La seconda era che il reato fosse stato commesso per cause politiche; non erano considerati validi motivi personali o semplicemente criminali. La terza e più importante condizione era che ci dovesse essere una confessione piena e totale. Bisognava dichiarare tutto quello che si era fatto, assumersi responsabilità precise e definite. L’amnistia infatti era molto specifica e applicata per ogni singolo tatto considerato.
La Commissione metteva a disposizione un foro in cui carnefice e vittima potevano confrontarsi e raccontare liberamente la verità. La vittima poteva finalmente dire cosa aveva vissuto e sofferto. Poteva mettere il carnefice direttamente a confronto con la realtà di quanto accaduto, ma anche con la narrazione più completa di come ci si sentiva ad aver amato coloro che erano stati torturato o assassinati impunemente; o di che cosa significava essere torturati.
Il carnefice, d’altro canto, aveva l’opportunità di raccontare la verità senza temere una punizione e la possibilità, faccia a faccia con la stessa persona da lui atrocemente offesa, di provare qualcosa di simile al rimorso, anche se il rimorso non era necessario per l’amnistia.
I risultati sono stati buoni e in parte imprevisti. Infatti, non tutti coloro che potevano beneficiarne hanno usufruito di questa opportunità: molti funzionari del vecchio regime hanno preferito sostenere le loro ragioni in un processo regolare, che desse loro la possibilità di dimostrare la propria innocenza pur a rischio di pesanti condanne.
La proposta della Commissione nasce come espressione di una nozione chiave della filosofia delle popolazioni africane: l’Ubuntu, un concetto espresso in lingua bantù dalla massima “Umuntu ngumuntu ngabantu”, traducibile più o meno in questo modo: “io sono perché noi siamo”, o anche “una persona è tale solo attraverso le altre persone”.
L’Ubuntu esprime dunque una concezione dell’umanità orientata verso gli altri, la credenza in un legame universale che unisce gli uomini nella loro totalità, focalizzandosi infine sul rapporto di lealtà che deve regolare le relazioni sociali.
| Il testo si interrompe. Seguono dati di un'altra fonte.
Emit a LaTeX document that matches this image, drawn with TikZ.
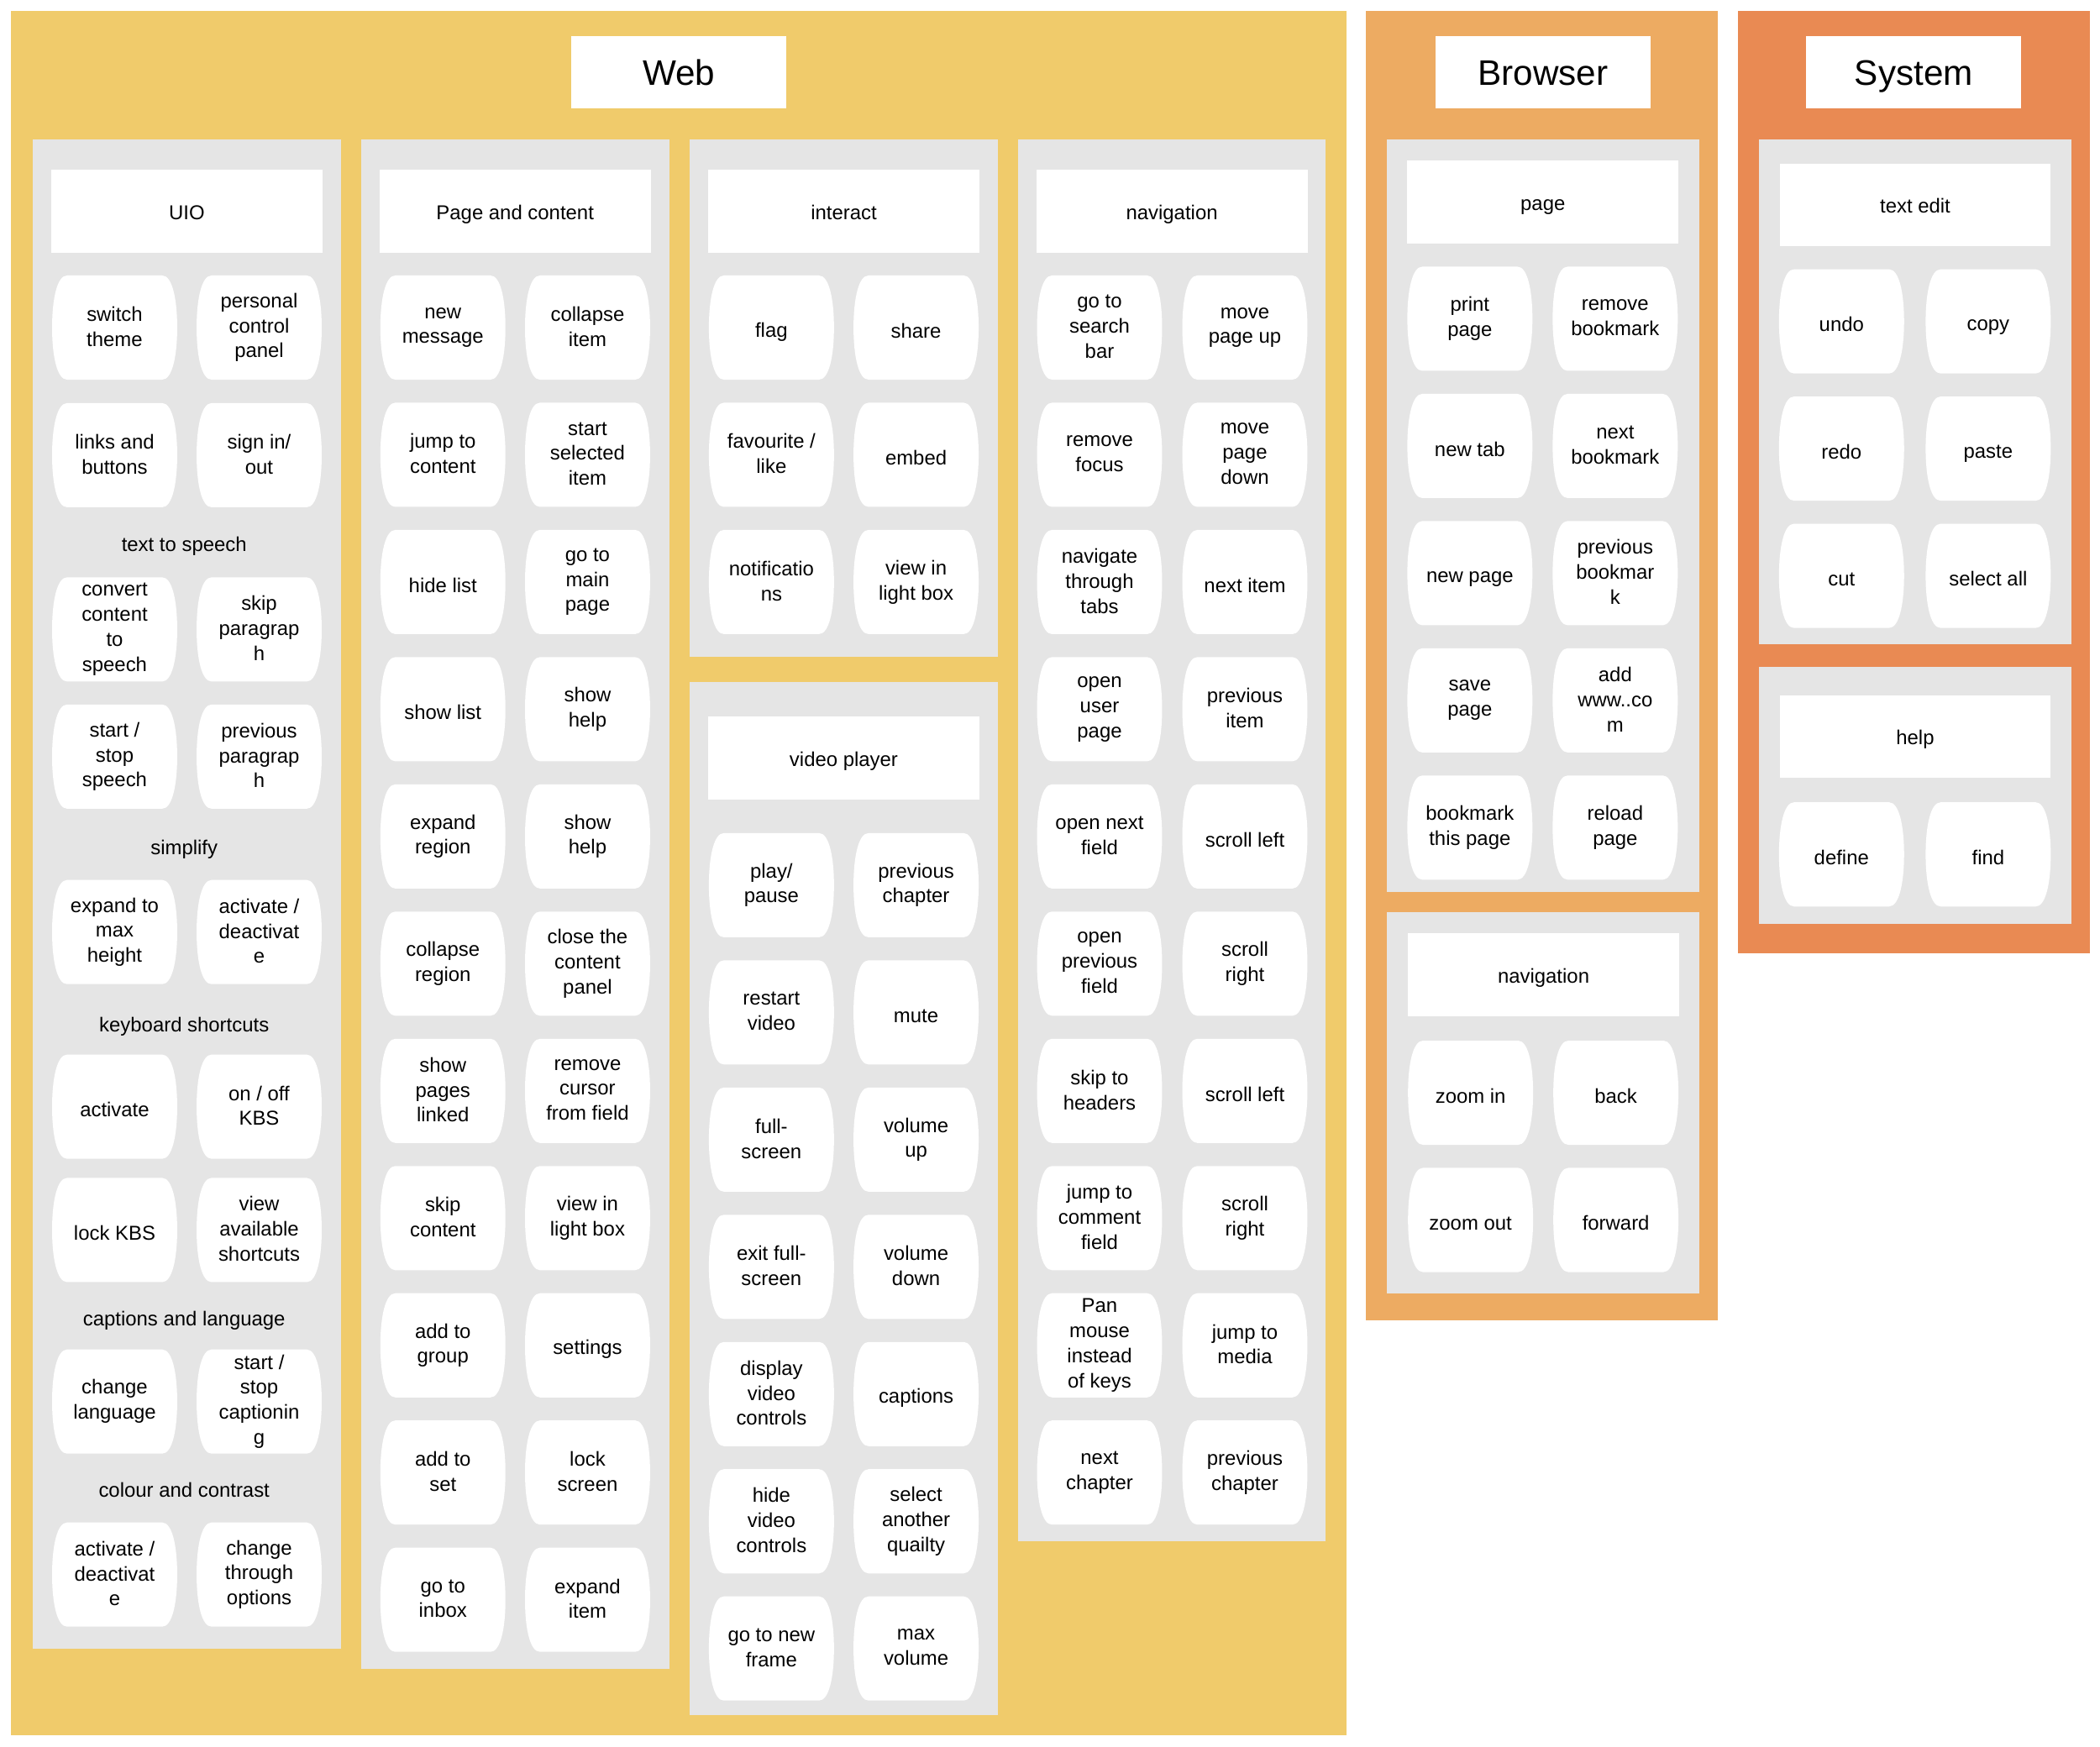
\documentclass[tikz,border=0pt]{standalone}
\usepackage{fontspec}
\setmainfont{Liberation Sans}
\definecolor{webyellow}{HTML}{F0CB6B}
\definecolor{browserorange}{HTML}{EDAB62}
\definecolor{systemorange}{HTML}{E98A53}
\definecolor{panelgray}{HTML}{E5E5E5}
\pgfdeclarelayer{back}
\pgfdeclarelayer{mid}
\pgfsetlayers{back,mid,main}

\begin{document}
\begin{tikzpicture}[x=1pt, y=-1pt,
		btn/.style = {
			rectangle, minimum width=93.4pt, minimum height=77.8pt,
			inner sep=0pt, align=center, font={\fontsize{15}{18.7}\selectfont},
			execute at begin node={\rule[-1.7pt]{0pt}{18.7pt}},
			execute at end node={\rule[-1.7pt]{0pt}{18.7pt}}
		},
		head/.style = {
			rectangle, fill=white, minimum width=202.5pt, minimum height=62pt,
			inner sep=0pt, font={\fontsize{15}{18.8}\selectfont},
			execute at begin node={\rule[-3.2pt]{0pt}{18.8pt}}
		},
		title/.style = {
			rectangle, fill=white, minimum width=160.5pt, minimum height=54pt,
			inner sep=0pt, font={\fontsize{26.5}{32}\selectfont},
			execute at begin node={\rule[-6.6pt]{0pt}{32pt}}
		},
		lbl/.style = {inner sep=0pt, font={\fontsize{15}{18.8}\selectfont},
			execute at begin node={\rule[-3.2pt]{0pt}{18.8pt}}}]
		\useasboundingbox (0,0) rectangle (1568,1304);
		
		\begin{pgfonlayer}{back}
			% outer groups
			\fill[webyellow] (8,8) rectangle (1005.5,1296);
			\fill[browserorange] (1020,8) rectangle (1282.7,986);
			\fill[systemorange] (1297.7,8) rectangle (1560.5,712);
			
			% gray panels
			\fill[panelgray] (24.5,104) rectangle (254.6,1231);
			\fill[panelgray] (269.7,104) rectangle (499.6,1246);
			\fill[panelgray] (515,104) rectangle (745,490.5);
			\fill[panelgray] (515,509) rectangle (745,1281);
			\fill[panelgray] (760,104) rectangle (990,1151);
			\fill[panelgray] (1035.5,104) rectangle (1268.8,666);
			\fill[panelgray] (1035.5,681) rectangle (1268.8,966);
			\fill[panelgray] (1313.4,104) rectangle (1546.5,481);
			\fill[panelgray] (1313.4,498) rectangle (1546.5,690);
		\end{pgfonlayer}
		
		\node at (507,54) (web) [title] {Web};
		\node at (1152,54) (browser) [title] {Browser};
		\node at (1429,54) (system) [title] {System};
		
		% UIO
		\node at (139.5,157.7) (uio) [head] {UIO};
		\node at (85.6,244.6) (uio-1l) [btn] {switch\\theme};
		\node at (193.5,244.6) (uio-1r) [btn] {personal\\control\\panel};
		\node at (85.6,339.9) (uio-2l) [btn] {links and\\buttons};
		\node at (193.5,339.9) (uio-2r) [btn] {sign in/\\out};
		\node at (137.5,405.6) (tts) [lbl] {text to speech};
		\node at (85.6,470) (uio-3l) [btn] {convert\\content\\to\\speech};
		\node at (193.5,470) (uio-3r) [btn] {skip\\paragrap\\h};
		\node at (85.6,565) (uio-4l) [btn] {start /\\stop\\speech};
		\node at (193.5,565) (uio-4r) [btn] {previous\\paragrap\\h};
		\node at (137.5,632) (simplify) [lbl] {simplify};
		\node at (85.6,696) (uio-5l) [btn] {expand to\\max\\height};
		\node at (193.5,696) (uio-5r) [btn] {activate /\\deactivat\\e};
		\node at (137.5,764.6) (kbs) [lbl] {keyboard shortcuts};
		\node at (85.6,826.4) (uio-6l) [btn] {activate};
		\node at (193.5,826.4) (uio-6r) [btn] {on / off\\KBS};
		\node at (85.6,918.5) (uio-7l) [btn] {lock KBS};
		\node at (193.5,918.5) (uio-7r) [btn] {view\\available\\shortcuts};
		\node at (137.5,984) (captions) [lbl] {captions and language};
		\node at (85.6,1046.6) (uio-8l) [btn] {change\\language};
		\node at (193.5,1046.6) (uio-8r) [btn] {start /\\stop\\captionin\\g};
		\node at (137.5,1112) (colour) [lbl] {colour and contrast};
		\node at (85.6,1175.8) (uio-9l) [btn] {activate /\\deactivat\\e};
		\node at (193.5,1175.8) (uio-9r) [btn] {change\\through\\options};
		
		% Page and content
		\node at (384.6,157.7) (pc) [head] {Page and content};
		\node at (330.7,244.6) (pc-1l) [btn] {new\\message};
		\node at (438.7,244.6) (pc-1r) [btn] {collapse\\item};
		\node at (330.7,339.6) (pc-2l) [btn] {jump to\\content};
		\node at (438.7,339.6) (pc-2r) [btn] {start\\selected\\item};
		\node at (330.7,434.6) (pc-3l) [btn] {hide list};
		\node at (438.7,434.6) (pc-3r) [btn] {go to\\main\\page};
		\node at (330.7,529.6) (pc-4l) [btn] {show list};
		\node at (438.7,529.6) (pc-4r) [btn] {show\\help};
		\node at (330.7,624.6) (pc-5l) [btn] {expand\\region};
		\node at (438.7,624.6) (pc-5r) [btn] {show\\help};
		\node at (330.7,719.6) (pc-6l) [btn] {collapse\\region};
		\node at (438.7,719.6) (pc-6r) [btn] {close the\\content\\panel};
		\node at (330.7,814.6) (pc-7l) [btn] {show\\pages\\linked};
		\node at (438.7,814.6) (pc-7r) [btn] {remove\\cursor\\from field};
		\node at (330.7,909.6) (pc-8l) [btn] {skip\\content};
		\node at (438.7,909.6) (pc-8r) [btn] {view in\\light box};
		\node at (330.7,1004.6) (pc-9l) [btn] {add to\\group};
		\node at (438.7,1004.6) (pc-9r) [btn] {settings};
		\node at (330.7,1099.6) (pc-10l) [btn] {add to\\set};
		\node at (438.7,1099.6) (pc-10r) [btn] {lock\\screen};
		\node at (330.7,1194.6) (pc-11l) [btn] {go to\\inbox};
		\node at (438.7,1194.6) (pc-11r) [btn] {expand\\item};
		
		% interact
		\node at (630,157.7) (ia) [head] {interact};
		\node at (576,244.6) (ia-1l) [btn] {flag};
		\node at (684,244.6) (ia-1r) [btn] {share};
		\node at (576,339.6) (ia-2l) [btn] {favourite /\\like};
		\node at (684,339.6) (ia-2r) [btn] {embed};
		\node at (576,434.6) (ia-3l) [btn] {notificatio\\ns};
		\node at (684,434.6) (ia-3r) [btn] {view in\\light box};
		
		% video player
		\node at (630,566) (vp) [head] {video player};
		\node at (576,661) (vp-1l) [btn] {play/\\pause};
		\node at (684,661) (vp-1r) [btn] {previous\\chapter};
		\node at (576,756) (vp-2l) [btn] {restart\\video};
		\node at (684,756) (vp-2r) [btn] {mute};
		\node at (576,851) (vp-3l) [btn] {full-\\screen};
		\node at (684,851) (vp-3r) [btn] {volume\\up};
		\node at (576,946) (vp-4l) [btn] {exit full-\\screen};
		\node at (684,946) (vp-4r) [btn] {volume\\down};
		\node at (576,1041) (vp-5l) [btn] {display\\video\\controls};
		\node at (684,1041) (vp-5r) [btn] {captions};
		\node at (576,1136) (vp-6l) [btn] {hide\\video\\controls};
		\node at (684,1136) (vp-6r) [btn] {select\\another\\quailty};
		\node at (576,1231) (vp-7l) [btn] {go to new\\frame};
		\node at (684,1231) (vp-7r) [btn] {max\\volume};
		
		% navigation
		\node at (875,157.7) (nav) [head] {navigation};
		\node at (821,244.6) (nav-1l) [btn] {go to\\search\\bar};
		\node at (929.5,244.6) (nav-1r) [btn] {move\\page up};
		\node at (821,339.6) (nav-2l) [btn] {remove\\focus};
		\node at (929.5,339.6) (nav-2r) [btn] {move\\page\\down};
		\node at (821,434.6) (nav-3l) [btn] {navigate\\through\\tabs};
		\node at (929.5,434.6) (nav-3r) [btn] {next item};
		\node at (821,529.6) (nav-4l) [btn] {open\\user\\page};
		\node at (929.5,529.6) (nav-4r) [btn] {previous\\item};
		\node at (821,624.6) (nav-5l) [btn] {open next\\field};
		\node at (929.5,624.6) (nav-5r) [btn] {scroll left};
		\node at (821,719.6) (nav-6l) [btn] {open\\previous\\field};
		\node at (929.5,719.6) (nav-6r) [btn] {scroll\\right};
		\node at (821,814.6) (nav-7l) [btn] {skip to\\headers};
		\node at (929.5,814.6) (nav-7r) [btn] {scroll left};
		\node at (821,909.6) (nav-8l) [btn] {jump to\\comment\\field};
		\node at (929.5,909.6) (nav-8r) [btn] {scroll\\right};
		\node at (821,1004.6) (nav-9l) [btn] {Pan\\mouse\\instead\\of keys};
		\node at (929.5,1004.6) (nav-9r) [btn] {jump to\\media};
		\node at (821,1099.6) (nav-10l) [btn] {next\\chapter};
		\node at (929.5,1099.6) (nav-10r) [btn] {previous\\chapter};
		
		% Browser
		\node at (1152,150.9) (bp) [head] {page};
		\node at (1097.5,238) (bp-1l) [btn] {print\\page};
		\node at (1206,238) (bp-1r) [btn] {remove\\bookmark};
		\node at (1097.5,333) (bp-2l) [btn] {new tab};
		\node at (1206,333) (bp-2r) [btn] {next\\bookmark};
		\node at (1097.5,428) (bp-3l) [btn] {new page};
		\node at (1206,428) (bp-3r) [btn] {previous\\bookmar\\k};
		\node at (1097.5,523) (bp-4l) [btn] {save\\page};
		\node at (1206,523) (bp-4r) [btn] {add\\www..co\\m};
		\node at (1097.5,618) (bp-5l) [btn] {bookmark\\this page};
		\node at (1206,618) (bp-5r) [btn] {reload\\page};
		
		\node at (1152.5,728) (bn) [head] {navigation};
		\node at (1098,816) (bn-1l) [btn] {zoom in};
		\node at (1206.5,816) (bn-1r) [btn] {back};
		\node at (1098,911) (bn-2l) [btn] {zoom out};
		\node at (1206.5,911) (bn-2r) [btn] {forward};
		
		% System
		\node at (1430,153) (te) [head] {text edit};
		\node at (1375,240) (te-1l) [btn] {undo};
		\node at (1484.5,240) (te-1r) [btn] {copy};
		\node at (1375,335) (te-2l) [btn] {redo};
		\node at (1484.5,335) (te-2r) [btn] {paste};
		\node at (1375,430) (te-3l) [btn] {cut};
		\node at (1484.5,430) (te-3r) [btn] {select all};
		
		\node at (1430,550) (help) [head] {help};
		\node at (1375,638) (help-1l) [btn] {define};
		\node at (1484.5,638) (help-1r) [btn] {find};
		
		% white barrel shapes behind the button texts
		\begin{pgfonlayer}{mid}
			\foreach \p/\k in {uio/9,pc/11,ia/3,vp/7,nav/10,bp/5,bn/2,te/3,help/1}
			\foreach \i in {1,...,\k}
			\foreach \s in {l,r}
			\fill[white, shift={(\p-\i\s.center)}]
			(35.5,-38.9) .. controls (43,-38.9) and (46.7,-21.4) .. (46.7,0)
			.. controls (46.7,21.4) and (43,38.9) .. (35.5,38.9) -- (-35.5,38.9)
			.. controls (-43,38.9) and (-46.7,21.4) .. (-46.7,0)
			.. controls (-46.7,-21.4) and (-43,-38.9) .. (-35.5,-38.9) -- cycle;
		\end{pgfonlayer}
	\end{tikzpicture}
\end{document}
Nella cultura delle popolazioni sudafricane, l’Ubuntu assume significati religiosi, suggerendo che la persona deve diventare tale comportandosi con il resto dell’umanità in modo conforme al rispetto degli antenati e in loro venerazione.
Neppure mancano le accezioni politiche: il concetto di Ubuntu è spesso usato per enfatizzare il valore dell’unità nazionale in connessione con l’idea di Rinascimento Africano, così come la necessità che gli interventi politici in una situazione tanto tesa rispettino sempre forme di etichetta umanitaria. Dopo il Sudafrica, altri Tribunali morali sono stati creati in Cile, Sierra Leone, Timor Est e Perù. E la neonata commissione burundese sta in questi anni iniziando a fare i conti con l’odio etnico fra Hutu e Tutsi.
Ma Ubuntu è un principio utile per pensare a nuove forme di risoluzione di tutti i conflitti, non solo quelli politici. È il caso delle controversie civili e commerciali. Dal 2011 ogni cittadino italiano coinvolto in una lite civile, dalle successioni ai contratti bancari, dalle locazioni al danno da responsabilità del medico, prima di poter andare in giudizio dovrà fare un tentativo obbligatorio di conciliazione.
Non è un caso che la legge sia stata promossa e divulgata da un comitato di avvocati, professori universitari e intellettuali che si è dato il nome Ubuntu.